「特定整備制度」の経過措置期間(2024年3月末)終了まで1年を切った。特定整備の作業対象に含まれる電子制御装置整備の認証取得工場数は、23年2月末時点で全国約4万3千工場となった。国土交通省は、スキャンツール(外部故障診断装置)導入補助事業の23年度予算を大幅に上積みするなど、認証取得工場をさらに増やしたい考えだ。
国交省によると、電子制御装置整備の認証取得工場数は、この約1年間で1万1千工場ほど増えた。認証を取得した事業者の内訳には、整備事業者だけでなく車体整備事業者や補修用ガラス事業者も含まれる。
特定整備制度は、20年4月1日の改正道路運送車両法の施行に伴い導入された。ただ、対象となる事業者数が多いことなどから、4年間の経過措置期間も設けた。電子制御装置整備の認証を取得するかどうかについては事業者の判断に委ねられている。

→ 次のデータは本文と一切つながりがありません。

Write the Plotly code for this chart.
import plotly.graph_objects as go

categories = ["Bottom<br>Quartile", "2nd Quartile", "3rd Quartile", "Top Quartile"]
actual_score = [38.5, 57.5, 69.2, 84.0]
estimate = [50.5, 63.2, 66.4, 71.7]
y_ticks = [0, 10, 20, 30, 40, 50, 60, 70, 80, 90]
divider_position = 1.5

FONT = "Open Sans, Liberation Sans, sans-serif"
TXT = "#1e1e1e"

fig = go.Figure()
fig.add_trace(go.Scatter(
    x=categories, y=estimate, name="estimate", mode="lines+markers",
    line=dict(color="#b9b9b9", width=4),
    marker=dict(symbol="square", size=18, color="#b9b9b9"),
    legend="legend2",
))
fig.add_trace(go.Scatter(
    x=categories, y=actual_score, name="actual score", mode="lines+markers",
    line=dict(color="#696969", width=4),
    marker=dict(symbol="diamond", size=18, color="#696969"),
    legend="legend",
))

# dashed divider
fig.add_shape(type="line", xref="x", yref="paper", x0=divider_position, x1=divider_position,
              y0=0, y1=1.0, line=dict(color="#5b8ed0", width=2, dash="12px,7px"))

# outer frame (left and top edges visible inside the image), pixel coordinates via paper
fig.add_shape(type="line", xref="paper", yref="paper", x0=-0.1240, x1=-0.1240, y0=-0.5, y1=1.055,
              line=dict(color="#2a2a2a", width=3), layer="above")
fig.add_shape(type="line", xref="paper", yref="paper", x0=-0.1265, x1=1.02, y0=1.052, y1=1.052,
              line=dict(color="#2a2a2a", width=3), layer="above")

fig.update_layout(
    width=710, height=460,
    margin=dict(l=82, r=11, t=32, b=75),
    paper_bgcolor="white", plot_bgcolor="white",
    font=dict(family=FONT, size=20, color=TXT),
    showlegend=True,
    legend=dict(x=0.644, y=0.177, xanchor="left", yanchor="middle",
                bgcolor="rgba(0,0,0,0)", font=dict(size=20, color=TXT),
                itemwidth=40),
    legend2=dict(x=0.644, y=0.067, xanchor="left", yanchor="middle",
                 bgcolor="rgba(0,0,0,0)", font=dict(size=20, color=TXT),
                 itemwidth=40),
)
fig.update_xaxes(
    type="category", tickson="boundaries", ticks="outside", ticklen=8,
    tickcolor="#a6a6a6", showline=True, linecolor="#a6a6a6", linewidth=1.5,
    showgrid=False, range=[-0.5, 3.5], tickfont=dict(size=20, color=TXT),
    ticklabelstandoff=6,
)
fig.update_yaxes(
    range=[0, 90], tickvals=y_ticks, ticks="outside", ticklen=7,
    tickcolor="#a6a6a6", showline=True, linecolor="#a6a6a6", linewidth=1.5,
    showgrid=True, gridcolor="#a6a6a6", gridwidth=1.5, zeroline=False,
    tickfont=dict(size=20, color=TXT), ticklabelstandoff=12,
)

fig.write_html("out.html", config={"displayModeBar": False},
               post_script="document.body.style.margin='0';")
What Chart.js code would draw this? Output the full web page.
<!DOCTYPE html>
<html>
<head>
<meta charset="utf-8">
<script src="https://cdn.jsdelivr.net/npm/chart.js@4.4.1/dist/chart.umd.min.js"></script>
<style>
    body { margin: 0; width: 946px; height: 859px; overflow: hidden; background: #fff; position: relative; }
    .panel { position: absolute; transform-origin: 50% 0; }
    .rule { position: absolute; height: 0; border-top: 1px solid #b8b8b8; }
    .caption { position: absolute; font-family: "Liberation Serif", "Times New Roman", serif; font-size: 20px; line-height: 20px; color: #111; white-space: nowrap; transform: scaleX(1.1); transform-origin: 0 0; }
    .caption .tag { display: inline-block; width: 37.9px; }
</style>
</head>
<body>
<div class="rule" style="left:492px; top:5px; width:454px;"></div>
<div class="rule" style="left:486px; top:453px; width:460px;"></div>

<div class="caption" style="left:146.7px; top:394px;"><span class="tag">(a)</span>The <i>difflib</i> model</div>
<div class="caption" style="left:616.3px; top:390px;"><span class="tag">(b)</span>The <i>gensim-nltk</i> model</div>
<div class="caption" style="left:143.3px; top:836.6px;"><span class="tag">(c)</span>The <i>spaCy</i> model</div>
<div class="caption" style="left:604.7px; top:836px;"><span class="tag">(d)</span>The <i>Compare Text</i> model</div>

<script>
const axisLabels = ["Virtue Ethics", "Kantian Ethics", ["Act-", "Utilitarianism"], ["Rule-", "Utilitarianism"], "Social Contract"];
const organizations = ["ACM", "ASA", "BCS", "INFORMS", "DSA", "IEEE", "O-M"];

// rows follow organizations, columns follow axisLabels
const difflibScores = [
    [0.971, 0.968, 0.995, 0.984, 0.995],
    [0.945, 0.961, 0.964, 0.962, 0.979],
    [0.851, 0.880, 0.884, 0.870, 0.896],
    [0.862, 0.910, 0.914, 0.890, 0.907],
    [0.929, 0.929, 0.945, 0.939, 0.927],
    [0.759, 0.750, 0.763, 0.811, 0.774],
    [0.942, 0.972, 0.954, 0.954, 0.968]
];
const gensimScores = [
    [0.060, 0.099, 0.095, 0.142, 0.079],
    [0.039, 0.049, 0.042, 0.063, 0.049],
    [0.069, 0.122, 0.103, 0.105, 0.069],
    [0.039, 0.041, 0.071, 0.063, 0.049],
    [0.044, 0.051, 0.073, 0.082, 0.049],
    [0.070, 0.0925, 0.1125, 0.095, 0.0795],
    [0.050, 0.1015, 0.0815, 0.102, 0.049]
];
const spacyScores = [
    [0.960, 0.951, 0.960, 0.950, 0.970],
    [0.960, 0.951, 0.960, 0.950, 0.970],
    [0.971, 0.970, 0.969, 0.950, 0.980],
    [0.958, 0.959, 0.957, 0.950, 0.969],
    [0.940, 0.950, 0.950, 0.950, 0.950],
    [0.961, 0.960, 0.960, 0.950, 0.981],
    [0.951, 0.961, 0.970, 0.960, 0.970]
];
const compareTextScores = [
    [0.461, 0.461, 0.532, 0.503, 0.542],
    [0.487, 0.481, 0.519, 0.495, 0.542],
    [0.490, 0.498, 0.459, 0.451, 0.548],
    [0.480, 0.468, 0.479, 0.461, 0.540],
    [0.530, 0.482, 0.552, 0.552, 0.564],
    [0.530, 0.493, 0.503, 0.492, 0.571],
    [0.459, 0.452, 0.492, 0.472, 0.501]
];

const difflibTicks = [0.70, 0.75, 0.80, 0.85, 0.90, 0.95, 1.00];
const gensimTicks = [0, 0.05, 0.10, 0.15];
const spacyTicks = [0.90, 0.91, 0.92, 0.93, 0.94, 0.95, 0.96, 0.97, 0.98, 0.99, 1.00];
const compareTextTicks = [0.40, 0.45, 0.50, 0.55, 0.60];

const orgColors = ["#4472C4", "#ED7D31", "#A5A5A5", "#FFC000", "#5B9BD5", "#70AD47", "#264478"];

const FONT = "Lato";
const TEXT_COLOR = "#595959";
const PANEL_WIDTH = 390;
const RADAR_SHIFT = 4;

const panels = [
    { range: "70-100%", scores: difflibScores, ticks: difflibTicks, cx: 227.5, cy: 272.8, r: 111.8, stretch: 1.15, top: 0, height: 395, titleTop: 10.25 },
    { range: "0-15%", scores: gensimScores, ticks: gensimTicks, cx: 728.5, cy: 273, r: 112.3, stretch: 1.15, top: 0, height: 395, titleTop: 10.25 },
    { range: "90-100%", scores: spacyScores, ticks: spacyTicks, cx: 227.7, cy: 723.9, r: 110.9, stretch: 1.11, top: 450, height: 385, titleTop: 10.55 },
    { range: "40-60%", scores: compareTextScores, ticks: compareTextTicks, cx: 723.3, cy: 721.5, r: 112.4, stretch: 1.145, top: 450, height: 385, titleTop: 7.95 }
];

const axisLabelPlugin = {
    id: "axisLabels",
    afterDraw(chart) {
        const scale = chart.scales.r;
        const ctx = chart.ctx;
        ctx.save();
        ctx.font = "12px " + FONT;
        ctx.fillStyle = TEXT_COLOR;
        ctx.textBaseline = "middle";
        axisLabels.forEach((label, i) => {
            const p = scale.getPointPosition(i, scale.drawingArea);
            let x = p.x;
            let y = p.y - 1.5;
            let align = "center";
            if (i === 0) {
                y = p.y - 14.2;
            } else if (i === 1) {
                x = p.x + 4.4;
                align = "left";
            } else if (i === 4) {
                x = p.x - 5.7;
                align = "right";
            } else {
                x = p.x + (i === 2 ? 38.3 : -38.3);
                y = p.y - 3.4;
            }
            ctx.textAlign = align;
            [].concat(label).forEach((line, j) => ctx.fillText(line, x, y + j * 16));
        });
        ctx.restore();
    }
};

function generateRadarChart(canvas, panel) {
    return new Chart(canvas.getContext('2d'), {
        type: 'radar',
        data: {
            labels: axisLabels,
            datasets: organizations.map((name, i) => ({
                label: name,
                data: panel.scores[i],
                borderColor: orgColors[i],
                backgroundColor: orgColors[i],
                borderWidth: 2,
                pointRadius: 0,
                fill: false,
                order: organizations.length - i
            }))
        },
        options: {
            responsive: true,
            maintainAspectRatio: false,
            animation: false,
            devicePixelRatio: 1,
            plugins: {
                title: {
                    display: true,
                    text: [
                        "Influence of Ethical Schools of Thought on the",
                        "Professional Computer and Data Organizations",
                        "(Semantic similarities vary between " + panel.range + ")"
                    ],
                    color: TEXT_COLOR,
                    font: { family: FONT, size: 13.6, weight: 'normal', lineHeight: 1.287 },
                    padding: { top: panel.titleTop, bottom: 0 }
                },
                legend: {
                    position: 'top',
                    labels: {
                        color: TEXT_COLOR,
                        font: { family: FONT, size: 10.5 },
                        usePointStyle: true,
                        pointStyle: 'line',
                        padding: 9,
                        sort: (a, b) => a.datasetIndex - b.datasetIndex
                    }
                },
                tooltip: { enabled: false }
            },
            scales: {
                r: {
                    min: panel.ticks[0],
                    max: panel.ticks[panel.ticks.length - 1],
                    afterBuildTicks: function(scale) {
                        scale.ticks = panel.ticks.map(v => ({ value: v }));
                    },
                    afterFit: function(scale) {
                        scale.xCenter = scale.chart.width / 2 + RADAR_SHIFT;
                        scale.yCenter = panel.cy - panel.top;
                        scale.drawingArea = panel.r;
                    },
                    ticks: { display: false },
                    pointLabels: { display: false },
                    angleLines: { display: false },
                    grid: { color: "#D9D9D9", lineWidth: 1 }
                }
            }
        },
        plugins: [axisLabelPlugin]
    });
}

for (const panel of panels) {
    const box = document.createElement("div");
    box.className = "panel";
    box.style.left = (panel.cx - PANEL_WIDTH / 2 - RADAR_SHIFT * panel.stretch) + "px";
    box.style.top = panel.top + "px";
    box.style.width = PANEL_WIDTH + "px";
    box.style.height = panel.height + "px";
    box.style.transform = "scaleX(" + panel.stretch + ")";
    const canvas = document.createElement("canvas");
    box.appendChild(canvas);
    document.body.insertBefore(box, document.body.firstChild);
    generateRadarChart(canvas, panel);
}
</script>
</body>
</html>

23年2月末時点の認証取得工場を全国の整備工場数(約9万1千工場)に照らすと半数弱の割合だ。事業規模や経営判断で認証取得を見送る工場を考えると、経過措置期間を1年残した段階で4万工場を超えたのは、今後の整備事業で「電子制御装置整備への対応が欠かせない」との認識が広がったとも言える。

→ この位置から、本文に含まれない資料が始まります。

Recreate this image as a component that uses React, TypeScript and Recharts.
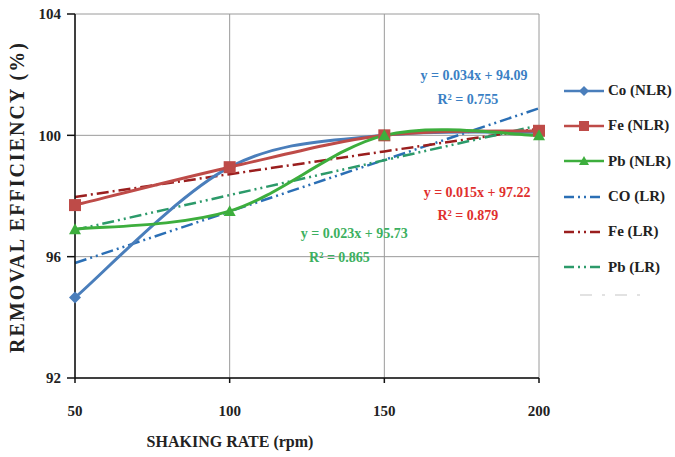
import React from 'react';
import { ComposedChart, Line, XAxis, YAxis, CartesianGrid, Legend, ReferenceDot } from 'recharts';

const shakingRate = [50, 100, 150, 200];
const coNLR = [94.65, 98.95, 100.0, 100.1];
const feNLR = [97.7, 98.95, 100.0, 100.15];
const pbNLR = [96.9, 97.5, 100.0, 100.0];
const coLR = [95.79, 97.49, 99.19, 100.89];
const feLR = [97.97, 98.72, 99.47, 100.22];
const pbLR = [96.88, 98.03, 99.18, 100.33];
const xTicks = [50, 100, 150, 200];
const yTicks = [92, 96, 100, 104];

const data = shakingRate.map((x, i) => ({
  x,
  coNLR: coNLR[i],
  feNLR: feNLR[i],
  pbNLR: pbNLR[i],
  coLR: coLR[i],
  feLR: feLR[i],
  pbLR: pbLR[i],
}));

const BLUE = '#4A7EBB';
const RED = '#BE4B48';
const GREEN = '#3DAE3D';
const CO_LR = '#2B6FB5';
const FE_LR = '#9A1E1E';
const PB_LR = '#2C9A6A';

const FONT = '"Liberation Serif", "Times New Roman", serif';

// Excel-style smoothed line (Catmull-Rom converted to cubic Bezier)
const excelCurve = (context: any) => {
  let pts: number[][] = [];
  return {
    areaStart() {},
    areaEnd() {},
    lineStart() {
      pts = [];
    },
    point(x: number, y: number) {
      pts.push([+x, +y]);
    },
    lineEnd() {
      if (!pts.length) return;
      context.moveTo(pts[0][0], pts[0][1]);
      for (let i = 0; i < pts.length - 1; i++) {
        const p0 = pts[i - 1] || pts[i];
        const p1 = pts[i];
        const p2 = pts[i + 1];
        const p3 = pts[i + 2] || pts[i + 1];
        const c1x = p1[0] + (p2[0] - p0[0]) / 6;
        const c1y = p1[1] + (p2[1] - p0[1]) / 6;
        const c2x = p2[0] - (p3[0] - p1[0]) / 6;
        const c2y = p2[1] - (p3[1] - p1[1]) / 6;
        context.bezierCurveTo(c1x, c1y, c2x, c2y, p2[0], p2[1]);
      }
    },
  };
};

const legendItems = [
  { label: 'Co (NLR)', color: BLUE, marker: 'diamond', dash: '' },
  { label: 'Fe (NLR)', color: RED, marker: 'square', dash: '' },
  { label: 'Pb (NLR)', color: GREEN, marker: 'triangle', dash: '' },
  { label: 'CO (LR)', color: CO_LR, marker: '', dash: '10 4 2 4 2 4' },
  { label: 'Fe (LR)', color: FE_LR, marker: '', dash: '10 4 2 4 2 4' },
  { label: 'Pb (LR)', color: PB_LR, marker: '', dash: '10 4 2 4 2 4' },
];

const MarkerShape = ({ kind, cx, cy, color, size }: any) => {
  const s = size;
  if (kind === 'diamond') {
    return <polygon points={`${cx},${cy - s} ${cx + s},${cy} ${cx},${cy + s} ${cx - s},${cy}`} fill={color} />;
  }
  if (kind === 'square') {
    return <rect x={cx - s} y={cy - s} width={2 * s} height={2 * s} fill={color} />;
  }
  if (kind === 'triangle') {
    return <polygon points={`${cx},${cy - s} ${cx + s},${cy + s * 0.8} ${cx - s},${cy + s * 0.8}`} fill={color} />;
  }
  return null;
};

const makeDot = (kind: string, color: string, size: number) => (props: any) => {
  const { cx, cy, index } = props;
  if (cx == null || cy == null) return <g key={index} />;
  return <g key={index}><MarkerShape kind={kind} cx={cx} cy={cy} color={color} size={size} /></g>;
};

const CustomLegend = () => (
  <div style={{ fontFamily: FONT, fontWeight: 'bold', fontSize: 15, color: '#222' }}>
    {legendItems.map((it) => (
      <div key={it.label} style={{ display: 'flex', alignItems: 'center', height: 35.3 }}>
        <svg width={44} height={16} style={{ marginRight: 2 }}>
          <line x1={2} y1={8} x2={42} y2={8} stroke={it.color} strokeWidth={2.5} strokeDasharray={it.dash || undefined} />
          {it.marker && <MarkerShape kind={it.marker} cx={22} cy={8} color={it.color} size={5} />}
        </svg>
        <span>{it.label}</span>
      </div>
    ))}
    <div style={{ display: 'flex', alignItems: 'center', height: 24 }}>
      <svg width={90} height={16}>
        <line x1={18} y1={6} x2={80} y2={6} stroke="#e2e2e2" strokeWidth={2} strokeDasharray="12 10 3 10" />
      </svg>
    </div>
  </div>
);

const eqLabel = (value: string, color: string) => ({
  value,
  position: 'center' as const,
  fill: color,
  fontFamily: FONT,
  fontWeight: 'bold',
  fontSize: 14,
});

export default function App() {
  return (
    <div style={{ position: 'absolute', left: 0, top: 0, background: '#fff' }}>
      <ComposedChart width={675} height={457} data={data} margin={{ top: 14, right: 23, bottom: 0, left: 0 }}>
        <CartesianGrid stroke="#9a9a9a" strokeWidth={1} />
        <XAxis
          dataKey="x"
          type="number"
          domain={[50, 200]}
          ticks={xTicks}
          height={79}
          stroke="#111"
          strokeWidth={1.5}
          tickSize={5}
          tickMargin={22}
          tick={{ fontFamily: FONT, fontWeight: 'bold', fontSize: 15, fill: '#222' }}
          label={{
            value: 'SHAKING RATE (rpm)',
            position: 'insideBottom',
            offset: 10,
            dx: -77,
            fontFamily: FONT,
            fontWeight: 'bold',
            fontSize: 16,
            fill: '#222',
          }}
        />
        <YAxis
          type="number"
          domain={[92, 104]}
          ticks={yTicks}
          stroke="#111"
          strokeWidth={1.5}
          tickSize={8}
          tickMargin={6}
          width={75}
          tick={{ fontFamily: FONT, fontWeight: 'bold', fontSize: 15, fill: '#222' }}
          label={{
            value: 'REMOVAL EFFICIENCY (%)',
            angle: -90,
            position: 'insideLeft',
            dx: 12,
            dy: 1,
            style: { textAnchor: 'middle', letterSpacing: 2 },
            fontFamily: FONT,
            fontWeight: 'bold',
            fontSize: 20,
            fill: '#222',
          }}
        />
        <Legend layout="vertical" align="right" verticalAlign="top" content={<CustomLegend />} wrapperStyle={{ left: 562, top: 73, width: 113 }} />
        <Line dataKey="coLR" stroke={CO_LR} strokeWidth={2.5} strokeDasharray="12 4 2 4 2 4" dot={false} isAnimationActive={false} legendType="none" />
        <Line dataKey="feLR" stroke={FE_LR} strokeWidth={2.5} strokeDasharray="12 4 2 4" dot={false} isAnimationActive={false} legendType="none" />
        <Line dataKey="pbLR" stroke={PB_LR} strokeWidth={2.5} strokeDasharray="12 4 2 4 2 4" dot={false} isAnimationActive={false} legendType="none" />
        <Line type={excelCurve as any} dataKey="coNLR" stroke={BLUE} strokeWidth={3} dot={makeDot('diamond', BLUE, 6)} isAnimationActive={false} />
        <Line type={excelCurve as any} dataKey="feNLR" stroke={RED} strokeWidth={3} dot={makeDot('square', RED, 6)} isAnimationActive={false} />
        <Line type={excelCurve as any} dataKey="pbNLR" stroke={GREEN} strokeWidth={3} dot={makeDot('triangle', GREEN, 6)} isAnimationActive={false} />
        <ReferenceDot x={179} y={101.99} r={0} fill="none" stroke="none" label={eqLabel('y = 0.034x + 94.09', '#3A7FC4')} />
        <ReferenceDot x={177} y={101.2} r={0} fill="none" stroke="none" label={eqLabel('R² = 0.755', '#3A7FC4')} />
        <ReferenceDot x={180} y={98.13} r={0} fill="none" stroke="none" label={eqLabel('y = 0.015x + 97.22', '#E0302E')} />
        <ReferenceDot x={177} y={97.37} r={0} fill="none" stroke="none" label={eqLabel('R² = 0.879', '#E0302E')} />
        <ReferenceDot x={140.3} y={96.78} r={0} fill="none" stroke="none" label={eqLabel('y = 0.023x + 95.73', '#3CB060')} />
        <ReferenceDot x={135.5} y={96.0} r={0} fill="none" stroke="none" label={eqLabel('R² = 0.865', '#3CB060')} />
      </ComposedChart>
    </div>
  );
}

国交省自動車局の堀内丈太郎局長は30日、認証取得は順調に進んでいるとの見解を示し、「これまでのトレンドからみても、認証取得工場数はまだ増加するだろう」と語った。
国交省は、電子制御装置整備の認証取得をさらに広めるため、整備事業者などへの周知活動を引き続き実施する。運輸支局の窓口でポスターを掲示したり、整備事業者向けの講演会や説明会などで認証取得を呼びかけたりするなど、さまざまな機会を活用していく考えだ。電子制御装置整備で必要なスキャンツールの導入補助事業も拡充する。23年度の予算額は約7億円と、前年度の約2億円から大幅に増やした。
24年3月末の経過措置期間終了が近づくと、駆け込みで認証申請が集中することも予想される。堀内自動車局長は「期限に十分余裕を持って申請していただきたい」と、運輸支局などの混雑緩和への協力も求めた。